§ **What you have to do**
Stop at the line containing "const yTicks = [50, 60, 70, 80];": write out every line from the beginning of the entries up to and including it, minus the pictures.

##############################

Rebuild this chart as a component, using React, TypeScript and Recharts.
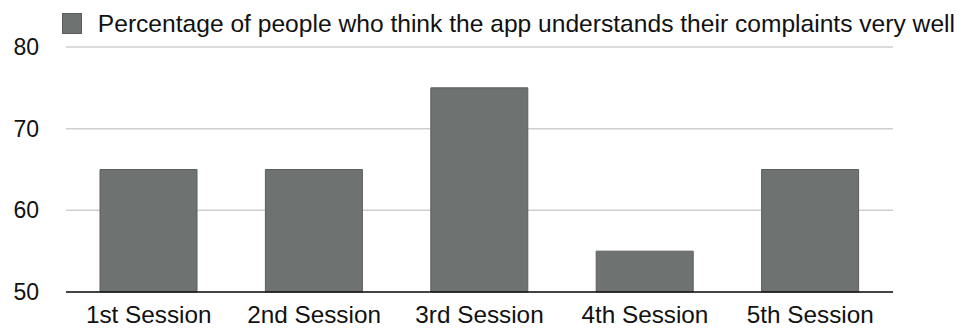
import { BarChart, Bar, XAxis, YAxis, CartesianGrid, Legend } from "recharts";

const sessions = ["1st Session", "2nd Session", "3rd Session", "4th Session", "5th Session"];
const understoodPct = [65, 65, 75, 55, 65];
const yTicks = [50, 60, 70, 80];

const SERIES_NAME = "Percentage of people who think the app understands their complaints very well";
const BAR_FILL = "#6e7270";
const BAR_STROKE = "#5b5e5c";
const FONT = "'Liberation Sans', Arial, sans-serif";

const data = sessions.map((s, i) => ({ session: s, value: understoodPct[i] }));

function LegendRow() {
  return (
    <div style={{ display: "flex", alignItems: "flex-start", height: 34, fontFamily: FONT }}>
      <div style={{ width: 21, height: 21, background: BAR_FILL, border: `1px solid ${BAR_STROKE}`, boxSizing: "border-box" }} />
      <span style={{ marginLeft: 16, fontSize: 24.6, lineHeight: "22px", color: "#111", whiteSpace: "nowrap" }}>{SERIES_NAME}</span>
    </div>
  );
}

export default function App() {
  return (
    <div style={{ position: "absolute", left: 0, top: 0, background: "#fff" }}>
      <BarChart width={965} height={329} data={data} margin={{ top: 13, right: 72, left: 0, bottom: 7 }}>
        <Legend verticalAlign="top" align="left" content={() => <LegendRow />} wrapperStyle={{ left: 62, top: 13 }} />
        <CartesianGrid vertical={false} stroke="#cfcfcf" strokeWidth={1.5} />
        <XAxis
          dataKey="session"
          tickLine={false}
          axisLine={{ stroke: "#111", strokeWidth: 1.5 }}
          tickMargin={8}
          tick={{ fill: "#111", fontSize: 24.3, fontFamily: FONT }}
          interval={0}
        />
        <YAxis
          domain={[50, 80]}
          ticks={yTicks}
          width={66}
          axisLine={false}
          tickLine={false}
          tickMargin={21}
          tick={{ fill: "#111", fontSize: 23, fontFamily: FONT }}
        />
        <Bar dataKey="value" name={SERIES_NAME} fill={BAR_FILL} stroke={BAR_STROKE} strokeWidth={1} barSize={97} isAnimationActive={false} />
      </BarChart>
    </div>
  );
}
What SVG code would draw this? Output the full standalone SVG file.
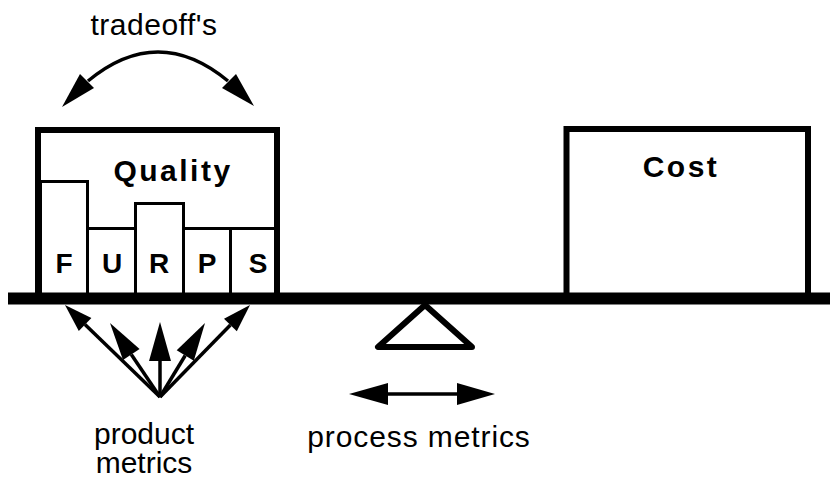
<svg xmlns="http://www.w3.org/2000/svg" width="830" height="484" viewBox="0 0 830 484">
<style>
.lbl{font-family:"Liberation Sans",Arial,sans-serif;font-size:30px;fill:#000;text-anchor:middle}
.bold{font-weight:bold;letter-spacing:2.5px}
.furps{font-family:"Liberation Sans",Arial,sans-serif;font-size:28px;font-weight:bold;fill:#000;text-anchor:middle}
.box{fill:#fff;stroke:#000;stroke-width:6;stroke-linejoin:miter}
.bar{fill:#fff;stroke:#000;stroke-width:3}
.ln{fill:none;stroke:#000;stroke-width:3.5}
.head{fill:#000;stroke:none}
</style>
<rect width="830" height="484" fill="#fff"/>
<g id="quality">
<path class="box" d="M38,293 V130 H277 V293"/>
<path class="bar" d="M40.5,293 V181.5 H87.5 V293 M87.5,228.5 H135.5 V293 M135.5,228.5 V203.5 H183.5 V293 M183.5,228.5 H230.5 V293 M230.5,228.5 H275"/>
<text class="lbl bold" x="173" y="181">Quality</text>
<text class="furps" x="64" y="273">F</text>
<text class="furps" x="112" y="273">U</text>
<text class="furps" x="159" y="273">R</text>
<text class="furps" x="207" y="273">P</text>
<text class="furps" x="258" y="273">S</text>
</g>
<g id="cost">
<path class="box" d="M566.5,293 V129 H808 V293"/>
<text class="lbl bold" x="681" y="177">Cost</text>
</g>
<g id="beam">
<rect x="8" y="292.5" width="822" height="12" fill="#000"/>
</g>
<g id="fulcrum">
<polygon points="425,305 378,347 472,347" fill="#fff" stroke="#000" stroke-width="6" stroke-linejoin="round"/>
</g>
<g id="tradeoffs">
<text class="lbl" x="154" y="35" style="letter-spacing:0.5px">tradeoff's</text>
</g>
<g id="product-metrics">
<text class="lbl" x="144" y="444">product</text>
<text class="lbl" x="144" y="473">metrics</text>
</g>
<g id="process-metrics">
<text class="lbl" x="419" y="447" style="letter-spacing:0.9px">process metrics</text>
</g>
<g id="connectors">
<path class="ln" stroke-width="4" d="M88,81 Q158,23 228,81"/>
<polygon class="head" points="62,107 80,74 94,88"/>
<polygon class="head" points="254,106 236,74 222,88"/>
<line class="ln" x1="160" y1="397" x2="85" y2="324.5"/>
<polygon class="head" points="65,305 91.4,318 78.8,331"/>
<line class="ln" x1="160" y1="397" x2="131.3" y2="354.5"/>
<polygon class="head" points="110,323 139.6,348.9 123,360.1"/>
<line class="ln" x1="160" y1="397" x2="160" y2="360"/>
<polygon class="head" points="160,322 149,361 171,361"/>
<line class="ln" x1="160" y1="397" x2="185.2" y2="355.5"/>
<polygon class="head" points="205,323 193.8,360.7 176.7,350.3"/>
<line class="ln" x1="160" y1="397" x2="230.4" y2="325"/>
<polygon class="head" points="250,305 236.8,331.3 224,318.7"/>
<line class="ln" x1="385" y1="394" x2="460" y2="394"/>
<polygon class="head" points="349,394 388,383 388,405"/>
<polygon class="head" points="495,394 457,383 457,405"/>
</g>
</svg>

##############################

§ **Answer to this problem**
Rebuild this chart as a component, using React, TypeScript and Recharts.
import { BarChart, Bar, XAxis, YAxis, CartesianGrid, Legend } from "recharts";

const sessions = ["1st Session", "2nd Session", "3rd Session", "4th Session", "5th Session"];
const understoodPct = [65, 65, 75, 55, 65];
const yTicks = [50, 60, 70, 80];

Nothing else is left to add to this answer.